The effect of vegetation on the "seen" calibrated layer thickness (dbias) is also visible while comparing the grassed (vegetated) and bare (arable) on the same (loess) soil within the Felin station. The greater calibrated layer thickness derived from the SMOS satellite for the grassed than bare soil (18 vs. 16 cm) can be a result of water uptake by grasses and the associated decrease in the soil water content and dielectric constant. On the other hand, in spite of the water uptake in soil covered by vegetation vs. bare soil, the dielectric constant can be higher in the former due to the lower evaporation from the soil surface30. This indicates that the "seen" calibrated layer thickness is affected by interactions between soil texture and vegetation.

It is worth noting that the equivalent layer thicknesses (ELT) for the Majdanek and Felin sites varying from about 5 to 25 cm during the study period were comparable to “sensing depth” from 8 cm in March to 27 cm in July observed in the SMOSREX (Surface Monitoring Of the Soil Reservoir EXperiment) microwave measurement campaign with similar soil31,42. Considering different sensing depths in the SMOSREX revealed that the agreement in soil moisture between the model-predicted data with consideration of the brightness temperature in the L band and measured data was satisfactory at depth of 0–5 cm which is concurrent with global surface soil moisture provided by the SMOS satellite23. In the case of spatially variable soils, the compliance of soil moisture from satellite and ground measurements in soil profile can be improved by using combined active, passive microwave and optical methods, with different penetration depths in airborne flights43. On the other hand, the obtained real and imaginary dielectric constants from the measurements of the SMOS brightness temperature allow to determine penetration depth and soil moisture using available methods23,28,42. The SWEX_PD and the approach proposed in this paper allowed for the determination of the calibrated and equivalent layer thicknesses which are consistent with the sensing depths (8–27 cm) obtained in the SMOSREX measurement campaign42 and justify the use of SMOS SM data in our study.
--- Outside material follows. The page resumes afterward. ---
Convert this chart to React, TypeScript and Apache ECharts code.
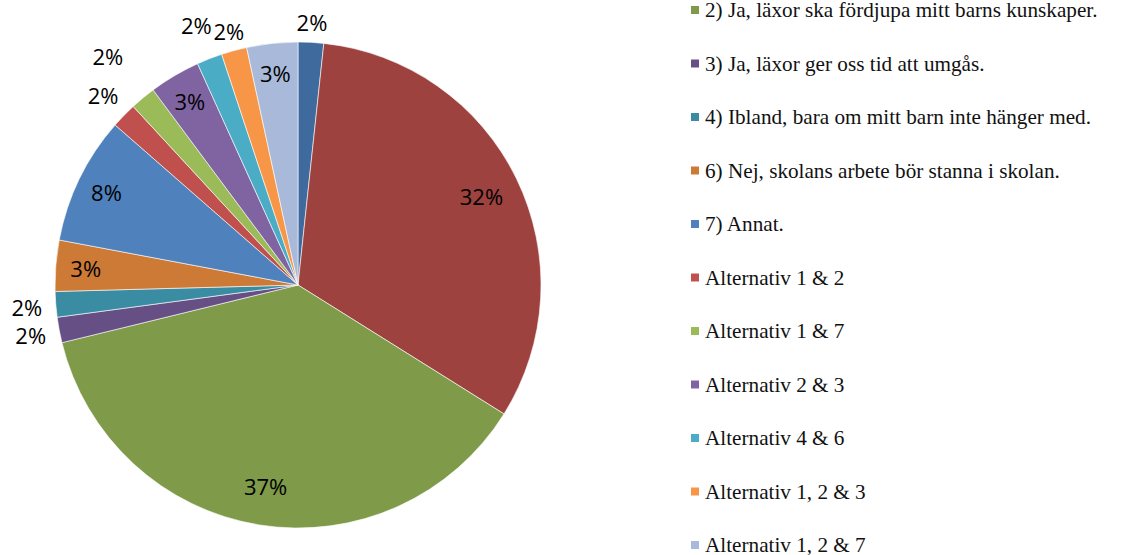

More detailed investigations are needed to address these interactions and enhance the usability of the satellite SM products (retrievals).

## Summary and conclusions

The following findings were shown in this study:

1. 1.

The SWEX_PD was proposed for the first time to assess soil water resources based on 4-year SMOS satellite data and to determine the equivalent layer thickness derived from the SMOS satellite. The assessments were verified in nine sites under different soils and land cover (vegetation) in Poland.

2. 2.

The Bland–Altman plots including the bias, limits of agreements, and confidence intervals showed that the effect of a random factor was not significant and indicated that the soil water resources and equivalent layer thickness values were estimated with satisfactory accuracy.

3. 3.

Depending on the site conditions, the values of the equivalent layer thickness varied from 8.3 to 28.7 cm. This variation was mostly attributed to differences in soil texture, organic matter, and vegetation and interactions between them. It was observed that the negative effect of the sand content on equivalent layer thickness values was masked (or compensated for) by the abundant organic matter in marsh soils and broad-leaved forest cover. The higher values of the equivalent layer thickness for the grassed than bare silt (loess) soil were ascribed to plant water absorption in the former.

4. 4.

Highly heterogeneous conditions in terms of soil organic matter, textural composition, wetness, and vegetation in one site situated within Białowieża National Park were reflected in a wide range of equivalent layer thickness values (8.26–16.09 cm) and spatial variability of the soil water resources (CV < 98.8%).

5. 5.

Further studies are intended to address the impact of the soil conditions and land cover more comprehensively to improve the assessment of soil water resources using satellite retrievals.